In his remarks, Biden also reiterated his call for major U.S. refiners to get more gas to pumps, noting his energy secretary, Jennifer Granholm, was slated to meet with many of the refining companies on Thursday.

Related: Biden pushes back after Chevron CEO says oil industry has been vilified: ‘He’s mildly sensitive’

And see: Biden blasts refiners’ profits as ‘not acceptable’

In addition, the president stressed that oil prices

have slipped and urged operators of gas stations to lower their prices.

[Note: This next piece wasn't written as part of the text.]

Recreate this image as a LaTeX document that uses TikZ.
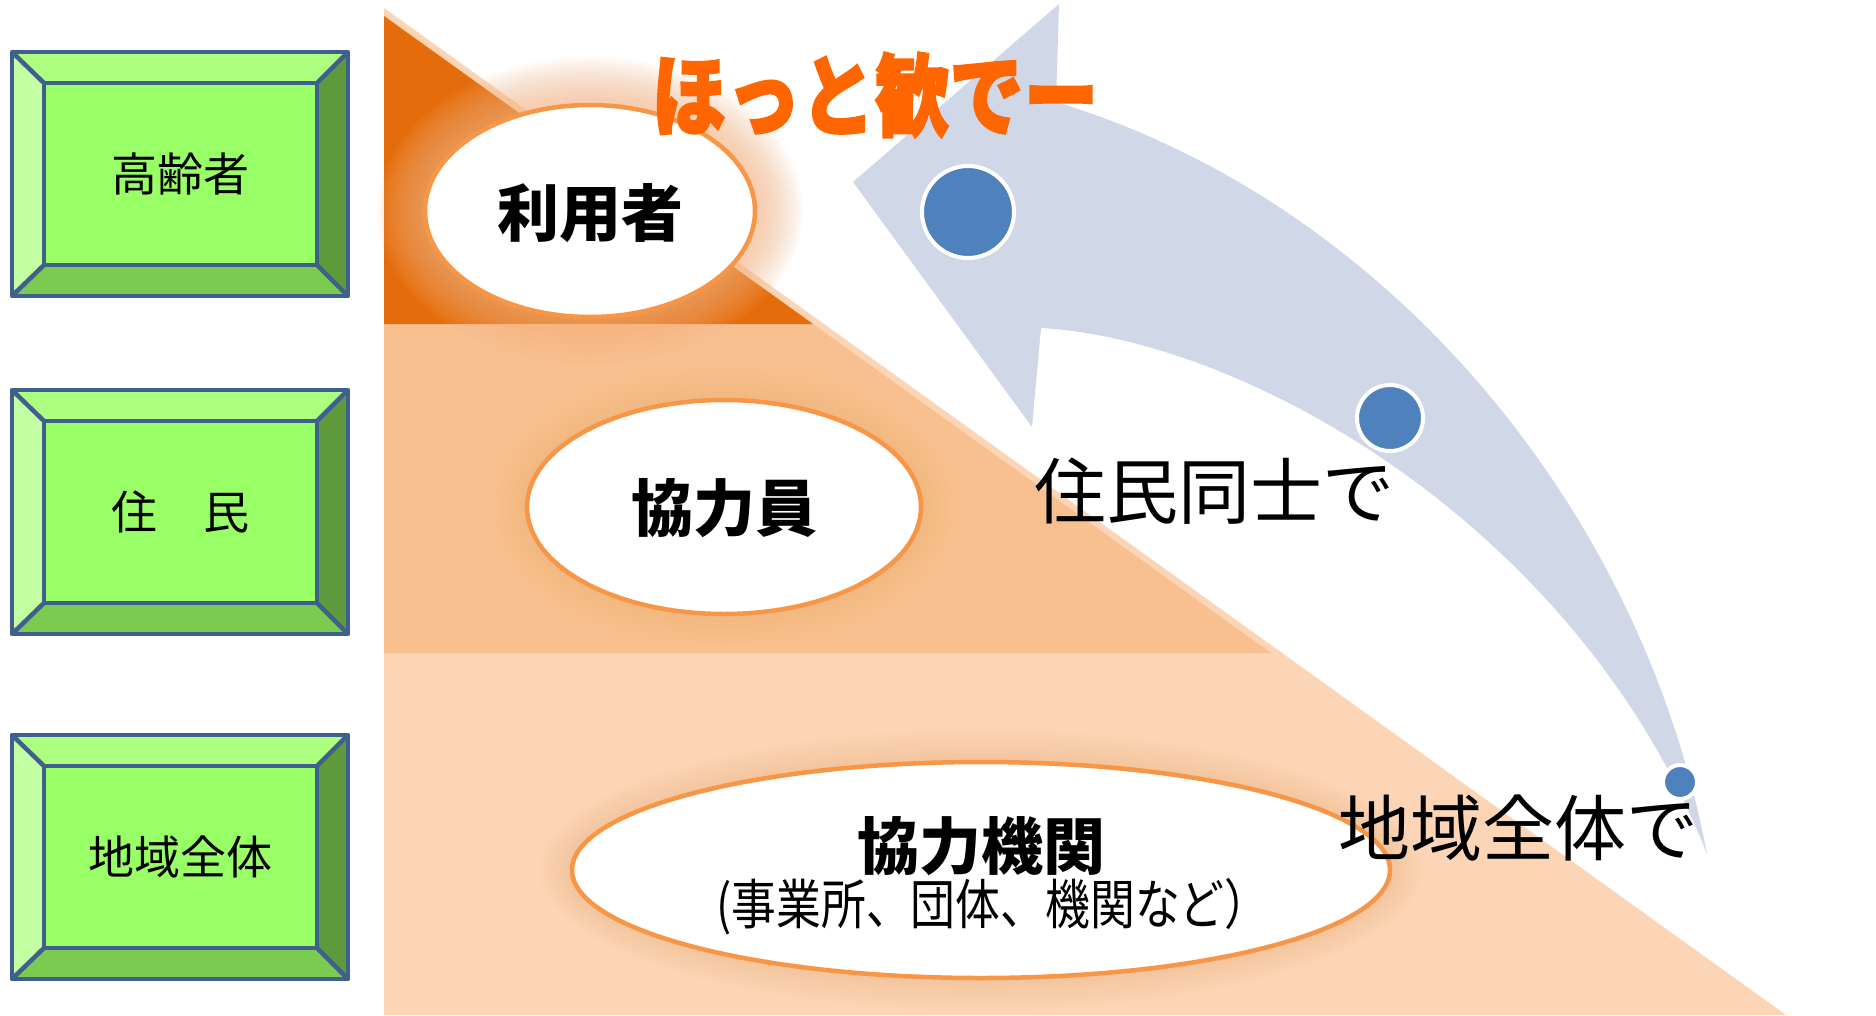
\documentclass[tikz,border=0pt]{standalone}
\usepackage{fontspec}
\newfontfamily\jp{Noto Sans CJK JP}
\newfontfamily\jptitle[FakeBold=2.5]{Noto Sans CJK JP}
\usetikzlibrary{shapes.geometric}
\definecolor{tierA}{HTML}{E46C0A}
\definecolor{tierB}{HTML}{F9C08F}
\definecolor{tierC}{HTML}{FBD5B5}
\definecolor{ellline}{HTML}{F79646}
\definecolor{arrowcol}{HTML}{D0D8E8}
\definecolor{dotcol}{HTML}{4F81BD}
\definecolor{titlecol}{HTML}{FF6600}
\definecolor{bvTop}{HTML}{ADFF80}
\definecolor{bvLeft}{HTML}{C4FFA3}
\definecolor{bvCenter}{HTML}{99FF66}
\definecolor{bvBottom}{HTML}{7ACB50}
\definecolor{bvRight}{HTML}{5E9A3C}
\definecolor{bvLine}{HTML}{3F5F8E}
\definecolor{glowA}{HTML}{F7B584}
\definecolor{glowB}{HTML}{F2A466}
\tikzset{
  tierlabel/.style={font=\jp\bfseries\fontsize{62}{70}\selectfont, text=black, inner sep=0pt},
  bevellabel/.style={font=\jp\fontsize{46}{52}\selectfont, text=black, inner sep=0pt},
  sidetext/.style={font=\jp\fontsize{72}{80}\selectfont, text=black, inner sep=0pt},
  subtext/.style={font=\jp\fontsize{54}{60}\selectfont, text=black, inner sep=0pt},
  titletext/.style={font=\jptitle\bfseries\fontsize{80}{86}\selectfont, text=titlecol, inner sep=0pt},
  ovalnode/.style={ellipse, draw=ellline, line width=4.5pt, fill=white, inner sep=0pt},
  dotnode/.style={circle, fill=dotcol, draw=white, line width=4pt, inner sep=0pt},
  bevelline/.style={draw=bvLine, line width=4.5pt, line join=round},
}
\begin{document}
\begin{tikzpicture}[x=1pt,y=-1pt]
\useasboundingbox (0,0) rectangle (1876,1015);
\fill[white] (0,0) rectangle (1876,1015);

% ---- bevel boxes ----
\foreach \yt/\lab/\nm in {52/高齢者/b1, 390/住　民/b2, 735/地域全体/b3}{
  \fill[bvTop] (12,\yt) -- (348,\yt) -- (317,\yt+31) -- (44,\yt+31) -- cycle;
  \fill[bvLeft] (12,\yt) -- (44,\yt+31) -- (44,\yt+213) -- (12,\yt+244) -- cycle;
  \fill[bvBottom] (12,\yt+244) -- (44,\yt+213) -- (317,\yt+213) -- (348,\yt+244) -- cycle;
  \fill[bvRight] (348,\yt) -- (317,\yt+31) -- (317,\yt+213) -- (348,\yt+244) -- cycle;
  \fill[bvCenter] (44,\yt+31) rectangle (317,\yt+213);
  \draw[bevelline] (12,\yt) rectangle (348,\yt+244);
  \draw[bevelline] (44,\yt+31) rectangle (317,\yt+213);
  \draw[bevelline] (12,\yt) -- (44,\yt+31) (348,\yt) -- (317,\yt+31)
                   (12,\yt+244) -- (44,\yt+213) (348,\yt+244) -- (317,\yt+213);
  \node[bevellabel] (lab\nm) at (180.5,\yt+122) {\lab};
}

% ---- pyramid ----
\fill[tierC] (384,8) -- (1786,1015) -- (384,1015) -- cycle;
\fill[tierB] (384,324) -- (813,324) -- (1271,653) -- (384,653) -- cycle;
\fill[tierA] (384,16) -- (813,324) -- (384,324) -- cycle;

% glows
\foreach \i in {1,...,16}{
  \pgfmathsetmacro\rx{165+3*\i}\pgfmathsetmacro\ry{106+3*\i}
  \fill[glowA, opacity=0.06] (590,211) ellipse [x radius=\rx pt, y radius=\ry pt];
}
\foreach \i in {1,...,8}{
  \pgfmathsetmacro\rx{197+4*\i}\pgfmathsetmacro\ry{107+4*\i}
  \fill[glowB, opacity=0.03] (724,507) ellipse [x radius=\rx pt, y radius=\ry pt];
  \pgfmathsetmacro\rx{409+4*\i}\pgfmathsetmacro\ry{108+4*\i}
  \fill[glowB, opacity=0.03] (981,870) ellipse [x radius=\rx pt, y radius=\ry pt];
}

% ---- curved arrow ----
\fill[arrowcol] (853,182) -- (1059,4) -- (1056,102)
  .. controls (1380,200) and (1640,500) .. (1707,854)
  .. controls (1580,530) and (1250,340) .. (1041,328)
  -- (1032,427) -- cycle;

% ---- ellipses ----
\node[ovalnode, minimum width=330pt, minimum height=212pt] (user) at (590,211) {};
\node[tierlabel] (userlab) at (590,213) {利用者};
\node[ovalnode, minimum width=394pt, minimum height=214pt] (helper) at (724,507) {};
\node[tierlabel] (helperlab) at (724,508) {協力員};
\node[ovalnode, minimum width=818pt, minimum height=216pt] (org) at (981,870) {};
\node[tierlabel] (orglab) at (981,846) {協力機関};
\node[subtext] (orgsub) at (993,907) {\scalebox{0.83}[1]{(事業所、団体、機関など）}};

% ---- dots ----
\node[dotnode, minimum size=92pt] (dot1) at (968,212) {};
\node[dotnode, minimum size=66pt] (dot2) at (1390,418) {};
\node[dotnode, minimum size=34pt] (dot3) at (1680,782) {};

% ---- texts ----
\node[titletext] (title) at (875,95) {\scalebox{0.93}[1.12]{ほっと歓でー}};
\node[sidetext] (mutual) at (1214,491) {住民同士で};
\node[sidetext] (region) at (1518,828) {地域全体で};
\end{tikzpicture}
\end{document}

“This is a time of war. Global peril. Ukraine. These are not normal times. Bring down the price you are charging at the pump to reflect the cost you are paying for the product. Do it now. Do it today,” he said.

Read more: Why U.S. motorists suspect price gouging at the pump — and how much service stations actually profit from a gallon of gas

Also: What a federal gas-tax holiday means for energy prices

A top Republican lawmaker criticized Biden’s proposal for a gas-tax holiday.

“This ineffective administration’s big new idea is a silly proposal that senior members of their own party have already shot down in advance,” said Senate Minority Leader Mitch McConnell, the Kentucky Republican, in a floor speech.

Also sounding dubious on a gas-tax holiday, former Obama administration economics adviser Jason Furman warned that “most of the 18.4-cent reduction would be pocketed by industry — with maybe a few cents passed on to consumers.”

“The government cannot decide who gets the benefits of a tax cut, it gets split between the two parties based on the responsiveness of supply and demand,” said Furman, a Harvard professor, in a tweet.

Greg Valliere, chief U.S. policy strategist at AGF Investments, wasn’t impressed either. “There are many reasons why this is a bad idea, but the major flaw is that it has very little chance of winning enactment. Republicans are dismissive of the idea, and Democrats are divided,” Valliere said in a note.

Other flaws, according to Valliere, include the fact that Democrats have called it a gimmick — and that a break of 18 cents a gallon could be viewed as trivial.